# RAW DATA start
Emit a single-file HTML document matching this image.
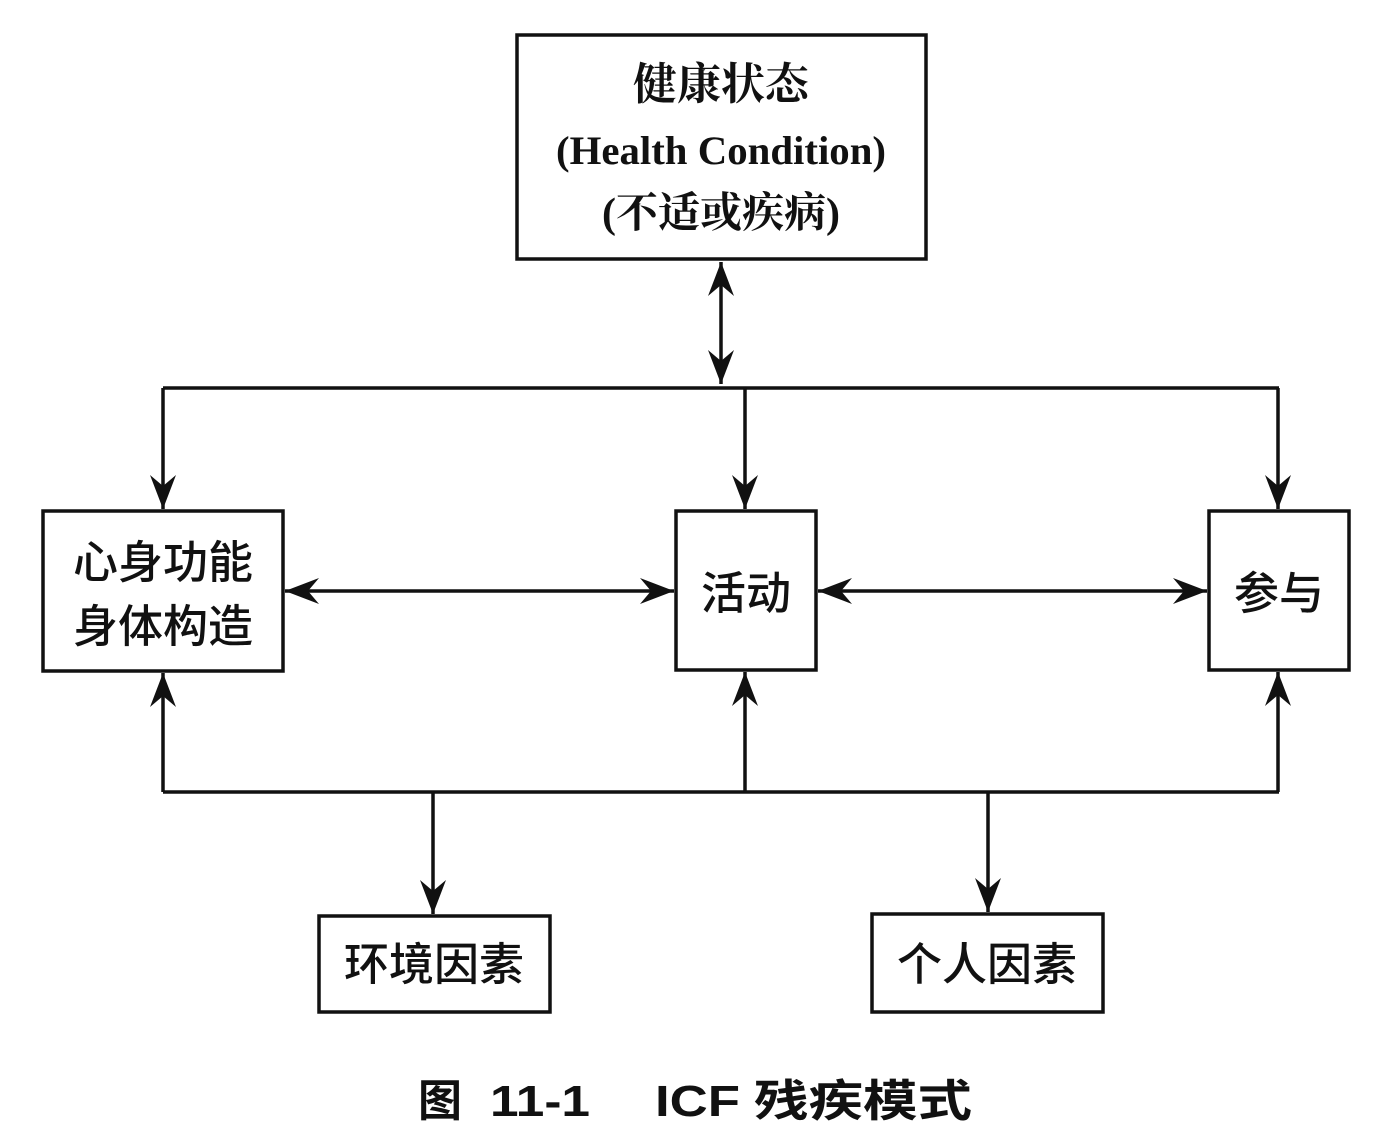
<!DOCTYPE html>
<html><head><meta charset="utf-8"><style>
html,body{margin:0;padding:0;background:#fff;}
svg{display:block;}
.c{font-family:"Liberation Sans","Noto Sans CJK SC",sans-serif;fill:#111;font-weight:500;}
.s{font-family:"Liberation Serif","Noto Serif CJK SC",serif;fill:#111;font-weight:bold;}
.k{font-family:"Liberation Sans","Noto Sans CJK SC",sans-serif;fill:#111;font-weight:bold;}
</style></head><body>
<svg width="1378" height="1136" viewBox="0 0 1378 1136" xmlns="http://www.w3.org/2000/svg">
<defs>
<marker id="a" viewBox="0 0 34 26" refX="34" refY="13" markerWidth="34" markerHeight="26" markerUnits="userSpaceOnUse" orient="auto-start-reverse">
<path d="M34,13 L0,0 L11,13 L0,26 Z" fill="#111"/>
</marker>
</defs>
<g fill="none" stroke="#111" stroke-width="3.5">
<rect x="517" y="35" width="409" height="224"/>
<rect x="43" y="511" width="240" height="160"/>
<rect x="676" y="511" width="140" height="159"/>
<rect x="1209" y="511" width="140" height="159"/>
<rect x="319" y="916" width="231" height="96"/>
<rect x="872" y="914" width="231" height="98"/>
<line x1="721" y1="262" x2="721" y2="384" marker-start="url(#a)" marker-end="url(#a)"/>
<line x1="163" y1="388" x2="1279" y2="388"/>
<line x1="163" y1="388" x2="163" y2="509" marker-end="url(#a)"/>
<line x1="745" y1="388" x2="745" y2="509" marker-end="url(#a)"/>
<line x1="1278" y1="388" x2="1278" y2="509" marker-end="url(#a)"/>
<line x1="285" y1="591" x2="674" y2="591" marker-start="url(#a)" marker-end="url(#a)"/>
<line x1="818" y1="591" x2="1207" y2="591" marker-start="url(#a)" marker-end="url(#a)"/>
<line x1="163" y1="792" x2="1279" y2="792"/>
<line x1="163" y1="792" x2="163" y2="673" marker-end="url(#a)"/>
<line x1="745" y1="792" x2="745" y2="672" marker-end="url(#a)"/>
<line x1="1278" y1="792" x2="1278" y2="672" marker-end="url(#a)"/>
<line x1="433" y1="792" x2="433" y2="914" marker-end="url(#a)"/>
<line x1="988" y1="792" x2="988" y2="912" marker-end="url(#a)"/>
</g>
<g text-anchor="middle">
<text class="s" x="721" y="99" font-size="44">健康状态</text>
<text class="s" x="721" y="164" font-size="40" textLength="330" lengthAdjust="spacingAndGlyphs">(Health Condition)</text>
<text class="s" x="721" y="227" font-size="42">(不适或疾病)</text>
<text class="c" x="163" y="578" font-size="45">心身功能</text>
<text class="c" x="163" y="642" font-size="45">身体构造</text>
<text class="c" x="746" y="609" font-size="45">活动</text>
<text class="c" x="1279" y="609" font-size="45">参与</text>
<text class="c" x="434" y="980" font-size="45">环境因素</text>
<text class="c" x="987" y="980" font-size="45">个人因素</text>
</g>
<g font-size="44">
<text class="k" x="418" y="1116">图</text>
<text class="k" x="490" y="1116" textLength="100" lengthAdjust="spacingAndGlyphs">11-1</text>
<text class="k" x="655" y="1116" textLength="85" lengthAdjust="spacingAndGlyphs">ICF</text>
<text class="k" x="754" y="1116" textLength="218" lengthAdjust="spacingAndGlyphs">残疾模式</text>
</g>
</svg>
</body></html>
# RAW DATA end
■ REQUEST: Copy out all of the material exactly as written, without its pictures.

■ EXERCISE SOLUTION:
Emit a single-file HTML document matching this image.
<!DOCTYPE html>
<html><head><meta charset="utf-8"><style>
html,body{margin:0;padding:0;background:#fff;}
svg{display:block;}
.c{font-family:"Liberation Sans","Noto Sans CJK SC",sans-serif;fill:#111;font-weight:500;}
.s{font-family:"Liberation Serif","Noto Serif CJK SC",serif;fill:#111;font-weight:bold;}
.k{font-family:"Liberation Sans","Noto Sans CJK SC",sans-serif;fill:#111;font-weight:bold;}
</style></head><body>
<svg width="1378" height="1136" viewBox="0 0 1378 1136" xmlns="http://www.w3.org/2000/svg">
<defs>
<marker id="a" viewBox="0 0 34 26" refX="34" refY="13" markerWidth="34" markerHeight="26" markerUnits="userSpaceOnUse" orient="auto-start-reverse">
<path d="M34,13 L0,0 L11,13 L0,26 Z" fill="#111"/>
</marker>
</defs>
<g fill="none" stroke="#111" stroke-width="3.5">
<rect x="517" y="35" width="409" height="224"/>
<rect x="43" y="511" width="240" height="160"/>
<rect x="676" y="511" width="140" height="159"/>
<rect x="1209" y="511" width="140" height="159"/>
<rect x="319" y="916" width="231" height="96"/>
<rect x="872" y="914" width="231" height="98"/>
<line x1="721" y1="262" x2="721" y2="384" marker-start="url(#a)" marker-end="url(#a)"/>
<line x1="163" y1="388" x2="1279" y2="388"/>
<line x1="163" y1="388" x2="163" y2="509" marker-end="url(#a)"/>
<line x1="745" y1="388" x2="745" y2="509" marker-end="url(#a)"/>
<line x1="1278" y1="388" x2="1278" y2="509" marker-end="url(#a)"/>
<line x1="285" y1="591" x2="674" y2="591" marker-start="url(#a)" marker-end="url(#a)"/>
<line x1="818" y1="591" x2="1207" y2="591" marker-start="url(#a)" marker-end="url(#a)"/>
<line x1="163" y1="792" x2="1279" y2="792"/>
<line x1="163" y1="792" x2="163" y2="673" marker-end="url(#a)"/>
<line x1="745" y1="792" x2="745" y2="672" marker-end="url(#a)"/>
<line x1="1278" y1="792" x2="1278" y2="672" marker-end="url(#a)"/>
<line x1="433" y1="792" x2="433" y2="914" marker-end="url(#a)"/>
<line x1="988" y1="792" x2="988" y2="912" marker-end="url(#a)"/>
</g>
<g text-anchor="middle">
<text class="s" x="721" y="99" font-size="44">健康状态</text>
<text class="s" x="721" y="164" font-size="40" textLength="330" lengthAdjust="spacingAndGlyphs">(Health Condition)</text>
<text class="s" x="721" y="227" font-size="42">(不适或疾病)</text>
<text class="c" x="163" y="578" font-size="45">心身功能</text>
<text class="c" x="163" y="642" font-size="45">身体构造</text>
<text class="c" x="746" y="609" font-size="45">活动</text>
<text class="c" x="1279" y="609" font-size="45">参与</text>
<text class="c" x="434" y="980" font-size="45">环境因素</text>
<text class="c" x="987" y="980" font-size="45">个人因素</text>
</g>
<g font-size="44">
<text class="k" x="418" y="1116">图</text>
<text class="k" x="490" y="1116" textLength="100" lengthAdjust="spacingAndGlyphs">11-1</text>
<text class="k" x="655" y="1116" textLength="85" lengthAdjust="spacingAndGlyphs">ICF</text>
<text class="k" x="754" y="1116" textLength="218" lengthAdjust="spacingAndGlyphs">残疾模式</text>
</g>
</svg>
</body></html>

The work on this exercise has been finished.